SHORT EXERCISE
Without copying any pictures, restate exactly the lines from the start of the records through the line containing "bars.append(b)".

TASK DATA
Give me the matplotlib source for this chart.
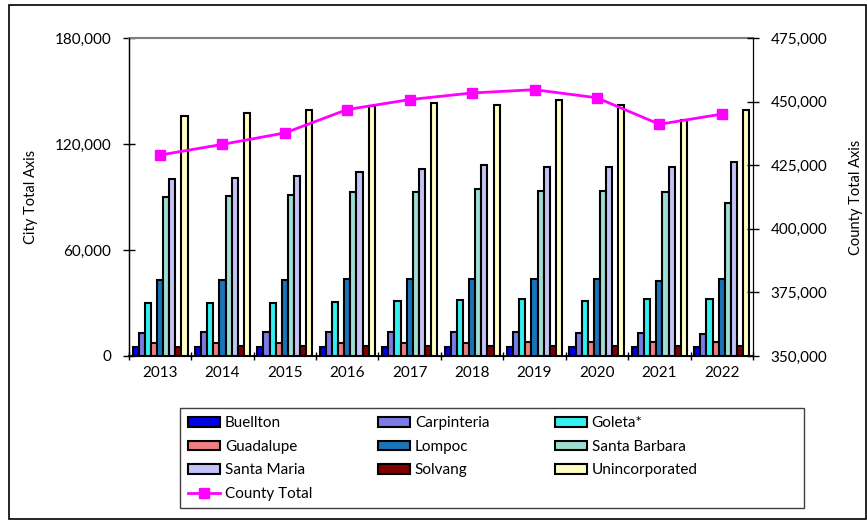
import matplotlib
matplotlib.use('Agg')
import matplotlib.pyplot as plt
import numpy as np
from matplotlib.ticker import FuncFormatter
from matplotlib.patches import Rectangle

years = ['2013', '2014', '2015', '2016', '2017', '2018', '2019', '2020', '2021', '2022']

buellton = [4900, 4950, 5000, 5050, 5100, 5100, 5150, 5150, 5100, 5100]
carpinteria = [13300, 13400, 13400, 13500, 13500, 13500, 13500, 13300, 13000, 12500]
goleta = [29900, 30000, 30200, 30800, 31300, 31500, 32300, 31300, 32300, 32300]
guadalupe = [7100, 7200, 7300, 7400, 7500, 7600, 7700, 8000, 8000, 8100]
lompoc = [42900, 43000, 43100, 43500, 43700, 43700, 43700, 43800, 42700, 43500]
santa_barbara = [89800, 90400, 91100, 92700, 92700, 94400, 93400, 93200, 92700, 86600]
santa_maria = [100300, 100800, 101900, 104000, 105900, 108200, 107100, 107100, 107100, 109600]
solvang = [5300, 5400, 5500, 5600, 5700, 5700, 5800, 5700, 5600, 5600]
unincorporated = [135700, 137300, 139200, 141800, 143400, 142000, 144700, 142000, 133500, 139500]
county_total = [429000, 433200, 437700, 446900, 450800, 453400, 454700, 451500, 441100, 445100]

cities = ['Buellton', 'Carpinteria', 'Goleta*', 'Guadalupe', 'Lompoc',
          'Santa Barbara', 'Santa Maria', 'Solvang', 'Unincorporated']
series = [buellton, carpinteria, goleta, guadalupe, lompoc,
          santa_barbara, santa_maria, solvang, unincorporated]
colors = ['#0000E6', '#7B7BE8', '#33F0F0', '#F08080', '#1A74B8',
          '#9EDDD3', '#C3C3F5', '#800000', '#FFFFC4']

plt.rcParams['font.family'] = ['Lato', 'DejaVu Sans']

fig = plt.figure(figsize=(8.67, 5.21), dpi=100)
ax = fig.add_axes([0.1486, 0.3167, 0.7199, 0.6103])

x = np.arange(len(years))
w = 0.098
bars = []
for i, (name, vals, c) in enumerate(zip(cities, series, colors)):
    b = ax.bar(x + (i - 4) * w, vals, w, color=c, edgecolor='black', linewidth=1.5, label=name)
    bars.append(b)

ax.set_xlim(-0.5, len(years) - 0.5)
ax.set_ylim(0, 180000)
ax.set_yticks([0, 60000, 120000, 180000])
ax.yaxis.set_major_formatter(FuncFormatter(lambda v, p: '{:,.0f}'.format(v)))
ax.set_xticks(x)
ax.set_xticklabels(years)
ax.set_xticks(np.arange(-0.5, len(years)), minor=True)
ax.tick_params(axis='x', which='major', length=0, labelsize=11, pad=7)
ax.tick_params(axis='x', which='minor', length=6, direction='inout', width=1)
ax.tick_params(axis='y', length=9, direction='inout', labelsize=11, width=1, pad=8)
ax.set_ylabel('City Total Axis', fontsize=10.5, labelpad=12)
ax.spines['top'].set_color('#808080')
ax.spines['top'].set_linewidth(1.5)
ax.spines['left'].set_linewidth(1)
ax.spines['bottom'].set_linewidth(1.3)

ax2 = ax.twinx()
line, = ax2.plot(x, county_total, color='#FF00FF', linewidth=2, marker='s',
                 markersize=7, label='County Total')
ax2.set_ylim(350000, 475000)
ax2.set_yticks([350000, 375000, 400000, 425000, 450000, 475000])
ax2.yaxis.set_major_formatter(FuncFormatter(lambda v, p: '{:,.0f}'.format(v)))
ax2.tick_params(axis='y', length=9, direction='inout', labelsize=11, width=1, pad=8)
ax2.set_ylabel('County Total Axis', fontsize=10.5, labelpad=16)
ax2.spines['top'].set_visible(False)

handles = [bars[0], bars[3], bars[6], line, bars[1], bars[4], bars[7], bars[2], bars[5], bars[8]]
labels = [h.get_label() for h in handles]
leg = fig.legend(handles, labels, ncol=3, loc='upper left',
                 bbox_to_anchor=(0.2076, 0.2169), borderaxespad=0,
                 prop={'size': 11}, frameon=False,
                 handlelength=2.1, handleheight=0.6, handletextpad=0.3,
                 columnspacing=4.3, labelspacing=0.62, borderpad=0.55)

# legend frame spans a fixed box like the original chart
fig.patches.append(Rectangle((180 / 867, 13 / 521), 624 / 867, 100 / 521, transform=fig.transFigure,
                             fill=False, edgecolor='#404040', linewidth=1))

fig.patches.append(Rectangle((9 / 867, 2 / 521), 857 / 867, 514 / 521, transform=fig.transFigure,
                             fill=False, edgecolor='black', linewidth=1.2))

plt.savefig('out.png', dpi=100)
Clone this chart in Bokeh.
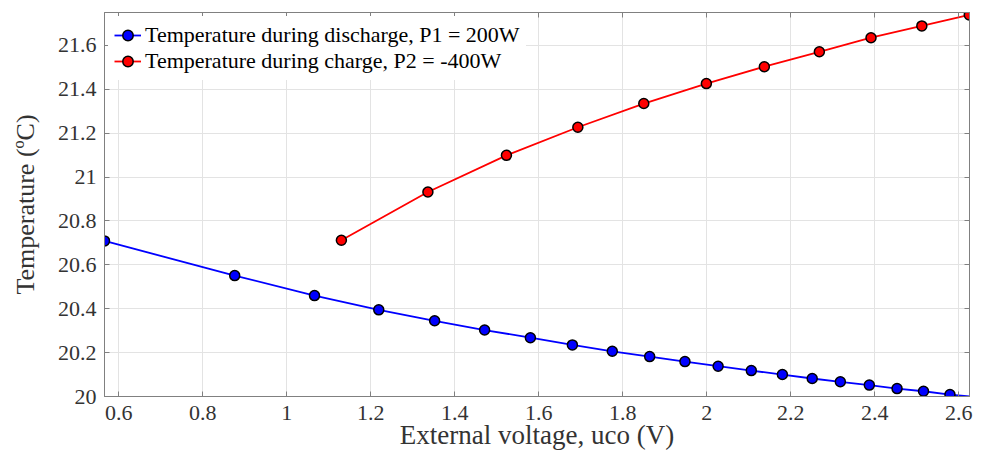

ANSWER TO THIS PROBLEM
Give me the matplotlib source for this chart.
import matplotlib
matplotlib.use('Agg')
import matplotlib.pyplot as plt
import numpy as np
from matplotlib.ticker import FuncFormatter
from matplotlib.patches import Rectangle

years = ['2013', '2014', '2015', '2016', '2017', '2018', '2019', '2020', '2021', '2022']

buellton = [4900, 4950, 5000, 5050, 5100, 5100, 5150, 5150, 5100, 5100]
carpinteria = [13300, 13400, 13400, 13500, 13500, 13500, 13500, 13300, 13000, 12500]
goleta = [29900, 30000, 30200, 30800, 31300, 31500, 32300, 31300, 32300, 32300]
guadalupe = [7100, 7200, 7300, 7400, 7500, 7600, 7700, 8000, 8000, 8100]
lompoc = [42900, 43000, 43100, 43500, 43700, 43700, 43700, 43800, 42700, 43500]
santa_barbara = [89800, 90400, 91100, 92700, 92700, 94400, 93400, 93200, 92700, 86600]
santa_maria = [100300, 100800, 101900, 104000, 105900, 108200, 107100, 107100, 107100, 109600]
solvang = [5300, 5400, 5500, 5600, 5700, 5700, 5800, 5700, 5600, 5600]
unincorporated = [135700, 137300, 139200, 141800, 143400, 142000, 144700, 142000, 133500, 139500]
county_total = [429000, 433200, 437700, 446900, 450800, 453400, 454700, 451500, 441100, 445100]

cities = ['Buellton', 'Carpinteria', 'Goleta*', 'Guadalupe', 'Lompoc',
          'Santa Barbara', 'Santa Maria', 'Solvang', 'Unincorporated']
series = [buellton, carpinteria, goleta, guadalupe, lompoc,
          santa_barbara, santa_maria, solvang, unincorporated]
colors = ['#0000E6', '#7B7BE8', '#33F0F0', '#F08080', '#1A74B8',
          '#9EDDD3', '#C3C3F5', '#800000', '#FFFFC4']

plt.rcParams['font.family'] = ['Lato', 'DejaVu Sans']

fig = plt.figure(figsize=(8.67, 5.21), dpi=100)
ax = fig.add_axes([0.1486, 0.3167, 0.7199, 0.6103])

x = np.arange(len(years))
w = 0.098
bars = []
for i, (name, vals, c) in enumerate(zip(cities, series, colors)):
    b = ax.bar(x + (i - 4) * w, vals, w, color=c, edgecolor='black', linewidth=1.5, label=name)
    bars.append(b)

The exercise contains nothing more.